# Set problem
Everything from the line containing "Clone this chart in matplotlib." to the line containing "offsets = [-0.25, 0.0, 0.25]", both lines included, must be copied exactly; nothing else should be.

:: Records for the exercise ::

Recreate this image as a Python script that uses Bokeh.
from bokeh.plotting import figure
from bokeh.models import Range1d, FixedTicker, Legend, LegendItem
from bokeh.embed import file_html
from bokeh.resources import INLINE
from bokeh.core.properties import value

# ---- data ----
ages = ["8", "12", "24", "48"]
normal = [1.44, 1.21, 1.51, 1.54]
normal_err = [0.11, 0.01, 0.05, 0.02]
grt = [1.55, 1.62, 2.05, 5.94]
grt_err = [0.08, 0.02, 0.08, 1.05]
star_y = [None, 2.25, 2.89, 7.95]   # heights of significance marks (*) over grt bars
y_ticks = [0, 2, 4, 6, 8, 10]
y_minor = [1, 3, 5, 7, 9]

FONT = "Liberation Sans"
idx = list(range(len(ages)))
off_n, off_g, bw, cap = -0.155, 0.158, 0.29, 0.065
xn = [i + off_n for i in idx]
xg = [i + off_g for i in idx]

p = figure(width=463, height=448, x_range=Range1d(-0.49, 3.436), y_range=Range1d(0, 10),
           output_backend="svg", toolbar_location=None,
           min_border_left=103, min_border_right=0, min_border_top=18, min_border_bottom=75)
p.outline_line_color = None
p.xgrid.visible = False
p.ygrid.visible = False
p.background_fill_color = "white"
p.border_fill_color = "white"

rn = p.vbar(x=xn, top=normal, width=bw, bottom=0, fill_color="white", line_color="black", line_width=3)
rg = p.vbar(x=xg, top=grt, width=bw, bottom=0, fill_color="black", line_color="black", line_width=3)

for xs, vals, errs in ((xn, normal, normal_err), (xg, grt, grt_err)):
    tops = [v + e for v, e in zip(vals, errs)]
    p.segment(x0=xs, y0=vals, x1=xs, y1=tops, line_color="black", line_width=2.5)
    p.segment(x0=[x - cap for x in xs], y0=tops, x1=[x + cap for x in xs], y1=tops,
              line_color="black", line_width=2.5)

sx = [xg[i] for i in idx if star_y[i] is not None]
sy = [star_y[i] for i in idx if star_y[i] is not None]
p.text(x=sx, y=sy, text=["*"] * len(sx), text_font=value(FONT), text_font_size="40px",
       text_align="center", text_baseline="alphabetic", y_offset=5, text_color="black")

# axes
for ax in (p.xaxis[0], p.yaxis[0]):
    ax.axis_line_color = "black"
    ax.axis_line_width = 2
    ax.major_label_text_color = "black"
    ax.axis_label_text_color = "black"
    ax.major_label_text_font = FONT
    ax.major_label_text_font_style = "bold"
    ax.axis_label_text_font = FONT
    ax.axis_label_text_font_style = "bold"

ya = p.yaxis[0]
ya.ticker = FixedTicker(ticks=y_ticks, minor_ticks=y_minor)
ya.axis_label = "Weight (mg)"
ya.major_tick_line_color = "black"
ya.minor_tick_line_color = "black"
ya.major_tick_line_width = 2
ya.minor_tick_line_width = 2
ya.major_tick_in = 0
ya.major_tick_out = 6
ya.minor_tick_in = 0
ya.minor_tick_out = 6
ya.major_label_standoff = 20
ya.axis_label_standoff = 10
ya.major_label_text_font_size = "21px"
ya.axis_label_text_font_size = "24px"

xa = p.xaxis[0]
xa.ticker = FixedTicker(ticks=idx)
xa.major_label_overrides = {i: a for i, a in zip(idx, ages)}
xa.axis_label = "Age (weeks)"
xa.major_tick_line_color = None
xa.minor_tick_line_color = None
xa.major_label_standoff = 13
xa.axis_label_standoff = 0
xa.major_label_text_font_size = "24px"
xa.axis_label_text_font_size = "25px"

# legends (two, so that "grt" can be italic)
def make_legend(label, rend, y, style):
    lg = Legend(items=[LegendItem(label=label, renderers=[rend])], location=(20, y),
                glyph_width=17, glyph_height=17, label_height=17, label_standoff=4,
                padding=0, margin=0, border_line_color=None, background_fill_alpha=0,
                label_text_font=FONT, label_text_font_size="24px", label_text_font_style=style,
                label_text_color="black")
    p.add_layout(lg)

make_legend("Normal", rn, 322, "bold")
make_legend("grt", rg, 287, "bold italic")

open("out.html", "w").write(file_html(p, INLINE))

:::
:: Records for the exercise ::

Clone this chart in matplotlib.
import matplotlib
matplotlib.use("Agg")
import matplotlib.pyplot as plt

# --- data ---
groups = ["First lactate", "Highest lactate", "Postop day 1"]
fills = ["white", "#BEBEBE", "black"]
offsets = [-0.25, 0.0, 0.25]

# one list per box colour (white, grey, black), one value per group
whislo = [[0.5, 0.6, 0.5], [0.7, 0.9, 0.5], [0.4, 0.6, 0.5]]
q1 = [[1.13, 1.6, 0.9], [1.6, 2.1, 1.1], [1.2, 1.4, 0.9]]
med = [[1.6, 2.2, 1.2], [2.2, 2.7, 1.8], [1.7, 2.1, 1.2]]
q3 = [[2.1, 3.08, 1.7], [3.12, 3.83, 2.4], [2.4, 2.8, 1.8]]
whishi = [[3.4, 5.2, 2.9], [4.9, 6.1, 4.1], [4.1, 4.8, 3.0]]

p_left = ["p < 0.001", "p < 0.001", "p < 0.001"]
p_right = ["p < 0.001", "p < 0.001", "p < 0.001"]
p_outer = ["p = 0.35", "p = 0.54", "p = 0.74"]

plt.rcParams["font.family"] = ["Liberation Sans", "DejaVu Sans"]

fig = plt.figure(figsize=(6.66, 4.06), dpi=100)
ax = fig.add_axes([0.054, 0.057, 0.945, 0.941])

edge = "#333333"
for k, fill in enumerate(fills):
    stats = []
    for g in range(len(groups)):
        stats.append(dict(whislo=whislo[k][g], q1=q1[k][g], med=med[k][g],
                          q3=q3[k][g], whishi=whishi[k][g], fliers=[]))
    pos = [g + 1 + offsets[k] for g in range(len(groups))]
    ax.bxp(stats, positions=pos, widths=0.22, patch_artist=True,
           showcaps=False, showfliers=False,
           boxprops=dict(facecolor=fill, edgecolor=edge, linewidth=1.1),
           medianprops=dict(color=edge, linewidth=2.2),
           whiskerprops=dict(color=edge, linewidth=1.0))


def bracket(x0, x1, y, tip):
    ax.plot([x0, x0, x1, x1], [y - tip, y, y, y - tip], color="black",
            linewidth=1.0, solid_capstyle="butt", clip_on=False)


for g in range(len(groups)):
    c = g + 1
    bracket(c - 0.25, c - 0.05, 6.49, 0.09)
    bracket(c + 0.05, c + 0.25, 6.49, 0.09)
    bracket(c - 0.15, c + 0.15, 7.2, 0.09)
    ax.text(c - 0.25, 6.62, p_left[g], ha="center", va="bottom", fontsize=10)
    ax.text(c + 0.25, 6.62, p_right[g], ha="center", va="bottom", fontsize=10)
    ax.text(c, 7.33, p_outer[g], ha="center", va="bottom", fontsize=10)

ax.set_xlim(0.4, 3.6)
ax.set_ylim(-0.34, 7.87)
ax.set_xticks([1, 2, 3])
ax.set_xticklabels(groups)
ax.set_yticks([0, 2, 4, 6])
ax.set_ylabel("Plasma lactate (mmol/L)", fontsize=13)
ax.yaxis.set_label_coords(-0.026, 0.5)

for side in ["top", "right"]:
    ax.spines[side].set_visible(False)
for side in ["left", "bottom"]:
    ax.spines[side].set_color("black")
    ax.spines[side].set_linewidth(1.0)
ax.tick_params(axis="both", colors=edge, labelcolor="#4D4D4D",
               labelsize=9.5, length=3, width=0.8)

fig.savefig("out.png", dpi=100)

:::

# Complete answer
Clone this chart in matplotlib.
import matplotlib
matplotlib.use("Agg")
import matplotlib.pyplot as plt

# --- data ---
groups = ["First lactate", "Highest lactate", "Postop day 1"]
fills = ["white", "#BEBEBE", "black"]
offsets = [-0.25, 0.0, 0.25]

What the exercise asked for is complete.